The discussion on Less Wrong about my recent post, Even Odds, raised questions about what to do with more than two alternatives, and what to do with more than two players. Here are some generalizations.
If you have 3 or more different possibilities, then the generalization of the algorithm is simple. Both players report all of their probabilities. Find a proposition P such that the expected payoff for both players if you run the even odds algorithm on P is maximized, and run the even odds algorithm on P. (Break ties randomly) This is clearly fair. To show that this is strategy proof, assume that Alice were to lie about her probabilities. There are two cases. Either Alice’s lie changes the proposition P, or it does not. If the lie does not change P, then Alice is no worse off by the strategy proffness of the original even odds algorithm. If Alice’s lie changes the proposition from P to Q, then notice that Alice prefers telling the truth and betting on P to telling the truth and betting on Q, and Alice prefers telling the truth and betting on Q to lying and betting on Q, so Alice must prefer telling the truth and betting on P to any lie which makes her bet on Q. Therefore, this algorithm is strategy proof.

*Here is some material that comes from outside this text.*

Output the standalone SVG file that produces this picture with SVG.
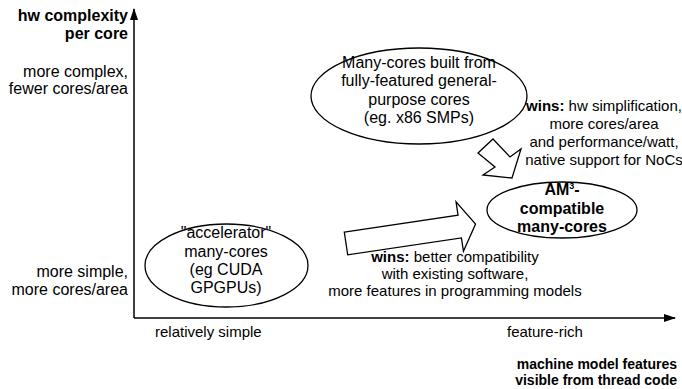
<svg xmlns="http://www.w3.org/2000/svg" width="682" height="389" viewBox="0 0 682 389">
  <defs>
    <style>
      text { font-family: "Liberation Sans", Arial, Helvetica, sans-serif; fill: #000; }
      .lbl { font-size: 16px; }
      .small { font-size: 15px; }
      .tiny { font-size: 14px; }
      .b { font-weight: bold; }
      .end { text-anchor: end; }
      .mid { text-anchor: middle; }
      .shape { fill: #fff; stroke: #000; stroke-width: 1.3; stroke-linejoin: miter; }
      .axis { stroke: #000; stroke-width: 1.5; fill: none; }
    </style>
    <marker id="axhead" viewBox="0 0 12 8" refX="11" refY="4" markerWidth="12" markerHeight="8" markerUnits="userSpaceOnUse" orient="auto">
      <path d="M0,0 L12,4 L0,8 Z" fill="#000"/>
    </marker>
  </defs>

  <!-- axes -->
  <g id="axes">
    <line class="axis" x1="134" y1="318" x2="134" y2="9" marker-end="url(#axhead)"/>
    <line class="axis" x1="134" y1="318" x2="675" y2="318" marker-end="url(#axhead)"/>
    <text class="lbl b end" x="128" y="21">hw complexity</text>
    <text class="lbl b end" x="128" y="39">per core</text>
    <text class="lbl end" x="128" y="77">more complex,</text>
    <text class="lbl end" x="128" y="94">fewer cores/area</text>
    <text class="lbl end" x="128" y="277">more simple,</text>
    <text class="lbl end" x="128" y="295">more cores/area</text>
    <text class="small" x="155" y="337">relatively simple</text>
    <text class="small" x="507" y="337">feature-rich</text>
    <text class="tiny b end" x="677" y="369">machine model features</text>
    <text class="tiny b end" x="677" y="385">visible from thread code</text>
  </g>

  <!-- transition arrows -->
  <g id="connectors">
    <polygon class="shape" transform="translate(346,243.5) rotate(-8.5)" points="0,-11.5 115,-11.5 115,-25 131,0 115,25 115,11.5 0,11.5"/>
    <polygon class="shape" points="493,139 510,157 521,149 512,178 483,175 495,167 478,153"/>
  </g>

  <g id="node-general">
    <ellipse class="shape" cx="419" cy="96" rx="108" ry="48"/>
    <text class="lbl mid" x="419" y="68">Many-cores built from</text>
    <text class="lbl mid" x="419" y="86">fully-featured general-</text>
    <text class="lbl mid" x="419" y="105">purpose cores</text>
    <text class="lbl mid" x="419" y="123">(eg. x86 SMPs)</text>
  </g>

  <g id="node-accelerator">
    <ellipse class="shape" cx="226.5" cy="265.5" rx="81.5" ry="41.5"/>
    <text class="lbl mid" x="226" y="238">"accelerator"</text>
    <text class="lbl mid" x="226" y="257">many-cores</text>
    <text class="lbl mid" x="226" y="275">(eg CUDA</text>
    <text class="lbl mid" x="226" y="293">GPGPUs)</text>
  </g>

  <g id="node-am3">
    <ellipse class="shape" cx="562" cy="210" rx="75" ry="28"/>
    <text class="lbl b mid" x="562" y="195">AM<tspan font-size="9" dy="-6">3</tspan><tspan dy="6">-</tspan></text>
    <text class="lbl b mid" x="562" y="214">compatible</text>
    <text class="lbl b mid" x="562" y="232">many-cores</text>
  </g>

  <g id="label-wins-top">
    <text class="small mid" x="604" y="111"><tspan class="b">wins:</tspan> hw simplification,</text>
    <text class="small mid" x="604" y="129">more cores/area</text>
    <text class="small mid" x="604" y="147">and performance/watt,</text>
    <text class="small mid" x="604" y="165">native support for NoCs</text>
  </g>

  <g id="label-wins-bottom">
    <text class="small mid" x="455" y="262"><tspan class="b">wins:</tspan> better compatibility</text>
    <text class="small mid" x="455" y="279">with existing software,</text>
    <text class="small mid" x="455" y="296">more features in programming models</text>
  </g>
</svg>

If there are 3 people, observe that the player who assigns the highest probability to the proposition and the player who assigns the lowest probability to proposition have no incentive to wager with anyone besides each other, since they get more profit for wagering with probabilities that are further apart. Therefore, it would make sense to not force these two players to bet with anyone else. However, this is not strategy proof, since now the third player might be incentivised to lie slightly about his probability in order to participate in a bet. This would not be fair or strategy proof.
Instead, we want to do all pairwise bets, with each player willing to bet half their maximum in each bet. This would clearly be strategy proof, since the component bets are strategy proof. However this is not fair. If one of the bets expects a higher profit than the others, then the player not participating in the high wager bet gets less output. This can be fixed by saying that for each bet, if both players are expected to gain x dollars, then they both also give x/3 dollars to the third player. This makes the wager also fair. It is still strategy proof, since we scaled expected payout by 2/3. However, if a player believes a statement 100%, and the other two think he is wrong 100%, an he is wrong, then he will end up paying d/2 in each bet, and an additional d/6 to each player as a tax for the bets he thought he would win. This totals 4d/3. We should therefore renormalize and have each bet be at 3d/8 instead, so that each player pays at most d total.
To generalize this to n players, run all n(n-1) bets. For each bet, both players pay every other payer 1/n times their expected profit to every other player. Each of these bets is an implementation of the even odds algorithm with maximum bet dn/(2(n-1)^2).
The algorithm for n options seems optimal to me, but I am not sure that the algorithm for n players is optimal.